The War For Late Night: When Leno Went Early and Television Went Crazy
Last week I wrote about Bill Carter’s seminal book The Late Shift, which chronicled the 1992-1993 struggle between David Letterman and Jay Leno over who would host The Tonight Show. Almost two decades later, NBC’s late-night terrain was unravelled by a very similar late-night war which resulted in Conan O’Brien’s ouster as host of The Tonight Show and Jay Leno’s return, following the failure of his 10 PM show. Returning to chronicle that craziness is Bill Carter, and I was excited to read his new book, The War For Late Night: When Leno Went Early and Television Went Crazy.
Before he can get to all of the insanity that went down during the two-week period after Jay’s 10 PM show was cancelled and Conan refused to allow The Tonight Show to be moved back to 12:05 so that Jay could return to an 11:30 time-slot, Mr. Carter steps back a full five years to begin the story with the events that he felt led, almost inevitably, to that showdown.

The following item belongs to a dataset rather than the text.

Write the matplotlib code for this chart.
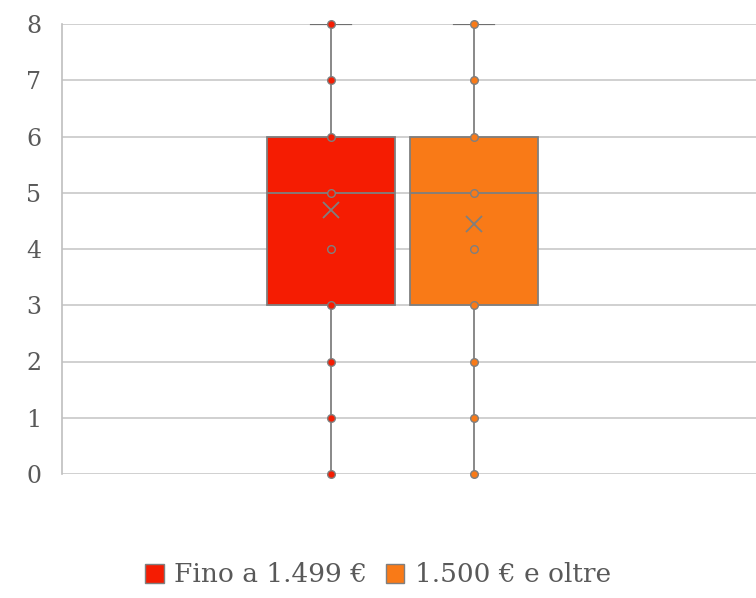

After an introductory chapter set at an uncomfortable NBC “upfront” presentation in 2009, the book moves back in time to 2004, and depicts the behind-the-scenes decision-making that resulted in NBC’s surprise move to promise Conan O’Brien that he would be installed as the host of The Tonight Show five years later, even though Jay Leno had been scoring great ratings and beating his rival David Letterman regularly for the past decade-and-a-half. That announcement raised a lot of eyebrows back in 2004 (I remember it raising mine, even though I was thrilled to hear that Conan would be replacing Jay), and through the book we get a lot of insight into how and why that all went down the way it did.
The book then moves forward to 2008, when NBC is now faced with the imminent loss of one of its late-night stars, Jay, and is desperate to come up with a solution that will allow them to hold on to both Jay and Conan. Shades of 1993, when NBC was desperate to find a way to hold onto its two big late-night stars of the time, Jay and Dave! Mr. Carter takes us through Jeff Zucker’s idea for the 10 PM show for Jay, and the middle chapters of the book depicts how and why that show quickly failed. Then, at last, we get to those fateful weeks in 2009, when things came to a head and everything exploded in NBC’s face.
This is great, juicy material, and I was thoroughly engrossed in The War For Late Night. As with his previous book, The Late Shift, Mr. Carter has done an enormous amount of research and the book really benefits from all of the interviews that Mr. Carter conducted. Much of the story is told by the participants’ own words. That gives the book a strong you-were-there feel, and that peek behind the curtain of TV show-biz is tantalizing.
What weakens The War For Late Night somewhat for me, though, was how long it takes for the book to get to “the good stuff.” All of the decision-making and machinations in 2004 and 2008 are interesting, but what I really wanted to read about (and I suspect I’m not alone on this) was about how and why everything went down after the cancellation of Jay’s 10 PM show. Why didn’t NBC just allow the now-damaged Jay to leave at that point? What led them to thinking that returning Jay to 11:30 and bumping Conan until after midnight was a good idea? Why did they think Conan would go for that? Why did Jay allow the network to treat Conan in that matter? Why, ultimately, did the network decide to reverse their 2004 decision and choose Jay over Conan as the host of The Tonight Show, and just how exactly did Conan wind up at the cable channel TBS?
Those are the questions that I wanted answered, and while the book does indeed cover all of those topics in its last third, those sections felt a bit rushed to me. I wanted Mr. Carter to have spent a little more time on his depiction of those events — to have dug a little deeper and given us a little more insight into all that went down. It’s hard to point at what’s not in the book because I obviously don’t know what, if anything, hasn’t been included! I’m sure Mr. Carter didn’t leave anything out on purpose — I just felt that he was able to get a lot more information about everyone’s actions in 2004 than in 2009. (This might be because the 2009 events were still so fresh and the wounds still so recent for so many involved — but, of course, that’s WHY the book was written in the first place, right?) In particular, Mr. O’Brien’s decision to start a new show at TBS — which caught so many in show business off-guard, and which is still, today, a little head-scratching — is covered in just about ten pages. Here is a key moment where I would have loved to have gotten a little more of an insight in what was going on in Mr. O’Brien’s head when he made that decision, and what his hopes are for this new venture on cable.
While not quite the home run that The Late Shift was, I can still say that I really enjoyed The War For Late Night, and I certainly tore through the book at a rapid clip. For anyone who followed the unfolding of this bizarre drama last year, this book is worth a read.